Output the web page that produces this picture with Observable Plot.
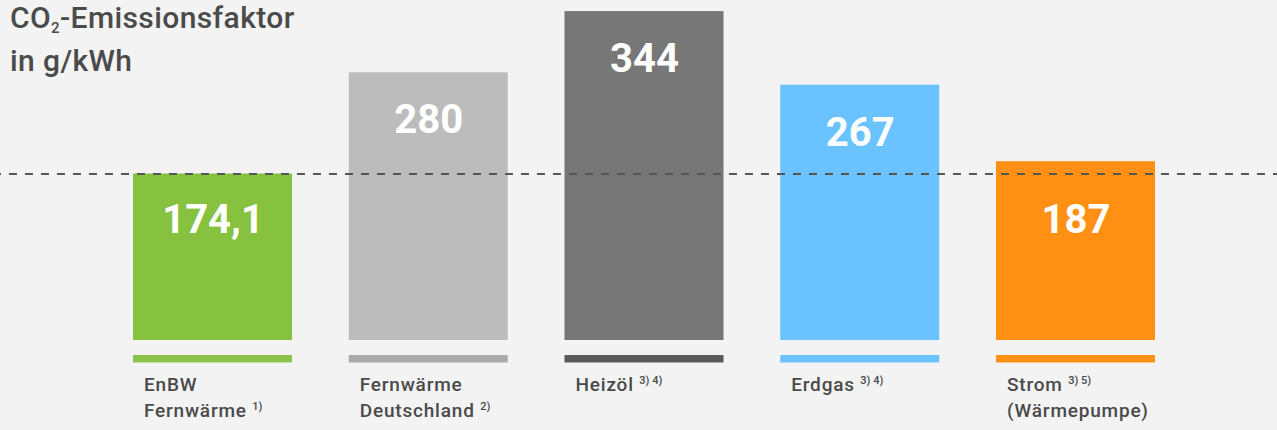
<!DOCTYPE html>
<html><head><meta charset="utf-8">
<script src="https://cdn.jsdelivr.net/npm/d3@7"></script>
<script src="https://cdn.jsdelivr.net/npm/@observablehq/plot@0.6"></script>
<style>
html,body{margin:0;padding:0;background:#f3f3f3;}
#wrap{position:relative;width:1277px;height:430px;overflow:hidden;}
#title{position:absolute;left:10px;top:-4px;font-family:Roboto,sans-serif;font-weight:500;font-size:30px;line-height:43px;letter-spacing:0.4px;color:#4a4a4a;z-index:2;}
#title sub{font-size:15px;vertical-align:-5px;line-height:0;}
.lbl text{letter-spacing:0.8px;}
</style></head><body><div id="wrap"><div id="title">CO<sub>2</sub>-Emissionsfaktor<br>in g/kWh</div></div>
<script>
const categories = ["EnBW Fernwärme","Fernwärme Deutschland","Heizöl","Erdgas","Strom (Wärmepumpe)"];
const values = [174.1, 280, 344, 267, 187];
const valueLabels = ["174,1","280","344","267","187"];
const labelLines = ["EnBW\nFernwärme^1)","Fernwärme\nDeutschland^2)","Heizöl^3) 4)","Erdgas^3) 4)","Strom^3) 5)\n(Wärmepumpe)"];
const barColors = ["#86c140","#bcbcbc","#777777","#6ac2ff","#ff9013"];
const stripColors = ["#8bc34a","#aaaaaa","#5a5a5a","#6ac4ff","#ff9116"];
const referenceValue = 174.1;

const idx = d3.range(categories.length);
const X = i => categories[i];

const chart = Plot.plot({
  width: 1277,
  height: 430,
  marginTop: 0, marginBottom: 90, marginLeft: 0, marginRight: 0,
  style: {background: "#f3f3f3", overflow: "visible"},
  x: {domain: categories, range: [133, 1155], paddingInner: 0.263, paddingOuter: 0, align: 0, round: false, axis: null},
  y: {domain: [0, 355.6], range: [340, 0], axis: null},
  color: {type: "identity"},
  marks: [
    Plot.barY(idx, {x: X, y1: 0, y2: i => values[i], fill: i => barColors[i], inset: 0}),
    Plot.barY(idx, {x: X, y1: -15.7, y2: -23.5, fill: i => stripColors[i], inset: 0}),
    Plot.ruleY([referenceValue], {stroke: "#555555", strokeWidth: 2, strokeDasharray: "8,8", strokeDashoffset: 7}),
    Plot.text(idx, {x: X, y: i => values[i] < 200 ? 126 : values[i] - 50, text: i => valueLabels[i],
      fill: "white", fontSize: 40, fontWeight: "bold", fontFamily: "Roboto"}),
    Plot.text(idx, {x: X, y: -34, text: i => labelLines[i], className: "lbl",
      textAnchor: "start", lineAnchor: "top", dx: -69, lineHeight: 1.36,
      fill: "#4a4a4a", fontSize: 19, fontWeight: 500, fontFamily: "Roboto"})
  ]
});

// superscript footnotes
function splitNode(node) {
  const t = node.textContent;
  const k = t.indexOf("^");
  if (k < 0) return;
  const main = t.slice(0, k), note = t.slice(k + 1);
  node.textContent = main + " ";
  const sp = document.createElementNS("http://www.w3.org/2000/svg", "tspan");
  sp.setAttribute("font-size", "11");
  sp.setAttribute("baseline-shift", "7");
  sp.setAttribute("letter-spacing", "0");
  sp.textContent = note;
  node.appendChild(sp);
}
d3.select(chart).selectAll(".lbl text").each(function() {
  const tspans = this.querySelectorAll("tspan");
  if (tspans.length) tspans.forEach(splitNode); else splitNode(this);
});

document.getElementById("wrap").appendChild(chart);
chart.style.position = "absolute";
chart.style.left = "0";
chart.style.top = "0";
</script></body></html>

____________

Exclude the pictures, and transcribe all of the material exactly.

Output the web page that produces this picture with Observable Plot.
<!DOCTYPE html>
<html><head><meta charset="utf-8">
<script src="https://cdn.jsdelivr.net/npm/d3@7"></script>
<script src="https://cdn.jsdelivr.net/npm/@observablehq/plot@0.6"></script>
<style>
html,body{margin:0;padding:0;background:#f3f3f3;}
#wrap{position:relative;width:1277px;height:430px;overflow:hidden;}
#title{position:absolute;left:10px;top:-4px;font-family:Roboto,sans-serif;font-weight:500;font-size:30px;line-height:43px;letter-spacing:0.4px;color:#4a4a4a;z-index:2;}
#title sub{font-size:15px;vertical-align:-5px;line-height:0;}
.lbl text{letter-spacing:0.8px;}
</style></head><body><div id="wrap"><div id="title">CO<sub>2</sub>-Emissionsfaktor<br>in g/kWh</div></div>
<script>
const categories = ["EnBW Fernwärme","Fernwärme Deutschland","Heizöl","Erdgas","Strom (Wärmepumpe)"];
const values = [174.1, 280, 344, 267, 187];
const valueLabels = ["174,1","280","344","267","187"];
const labelLines = ["EnBW\nFernwärme^1)","Fernwärme\nDeutschland^2)","Heizöl^3) 4)","Erdgas^3) 4)","Strom^3) 5)\n(Wärmepumpe)"];
const barColors = ["#86c140","#bcbcbc","#777777","#6ac2ff","#ff9013"];
const stripColors = ["#8bc34a","#aaaaaa","#5a5a5a","#6ac4ff","#ff9116"];
const referenceValue = 174.1;

const idx = d3.range(categories.length);
const X = i => categories[i];

const chart = Plot.plot({
  width: 1277,
  height: 430,
  marginTop: 0, marginBottom: 90, marginLeft: 0, marginRight: 0,
  style: {background: "#f3f3f3", overflow: "visible"},
  x: {domain: categories, range: [133, 1155], paddingInner: 0.263, paddingOuter: 0, align: 0, round: false, axis: null},
  y: {domain: [0, 355.6], range: [340, 0], axis: null},
  color: {type: "identity"},
  marks: [
    Plot.barY(idx, {x: X, y1: 0, y2: i => values[i], fill: i => barColors[i], inset: 0}),
    Plot.barY(idx, {x: X, y1: -15.7, y2: -23.5, fill: i => stripColors[i], inset: 0}),
    Plot.ruleY([referenceValue], {stroke: "#555555", strokeWidth: 2, strokeDasharray: "8,8", strokeDashoffset: 7}),
    Plot.text(idx, {x: X, y: i => values[i] < 200 ? 126 : values[i] - 50, text: i => valueLabels[i],
      fill: "white", fontSize: 40, fontWeight: "bold", fontFamily: "Roboto"}),
    Plot.text(idx, {x: X, y: -34, text: i => labelLines[i], className: "lbl",
      textAnchor: "start", lineAnchor: "top", dx: -69, lineHeight: 1.36,
      fill: "#4a4a4a", fontSize: 19, fontWeight: 500, fontFamily: "Roboto"})
  ]
});

// superscript footnotes
function splitNode(node) {
  const t = node.textContent;
  const k = t.indexOf("^");
  if (k < 0) return;
  const main = t.slice(0, k), note = t.slice(k + 1);
  node.textContent = main + " ";
  const sp = document.createElementNS("http://www.w3.org/2000/svg", "tspan");
  sp.setAttribute("font-size", "11");
  sp.setAttribute("baseline-shift", "7");
  sp.setAttribute("letter-spacing", "0");
  sp.textContent = note;
  node.appendChild(sp);
}
d3.select(chart).selectAll(".lbl text").each(function() {
  const tspans = this.querySelectorAll("tspan");
  if (tspans.length) tspans.forEach(splitNode); else splitNode(this);
});

document.getElementById("wrap").appendChild(chart);
chart.style.position = "absolute";
chart.style.left = "0";
chart.style.top = "0";
</script></body></html>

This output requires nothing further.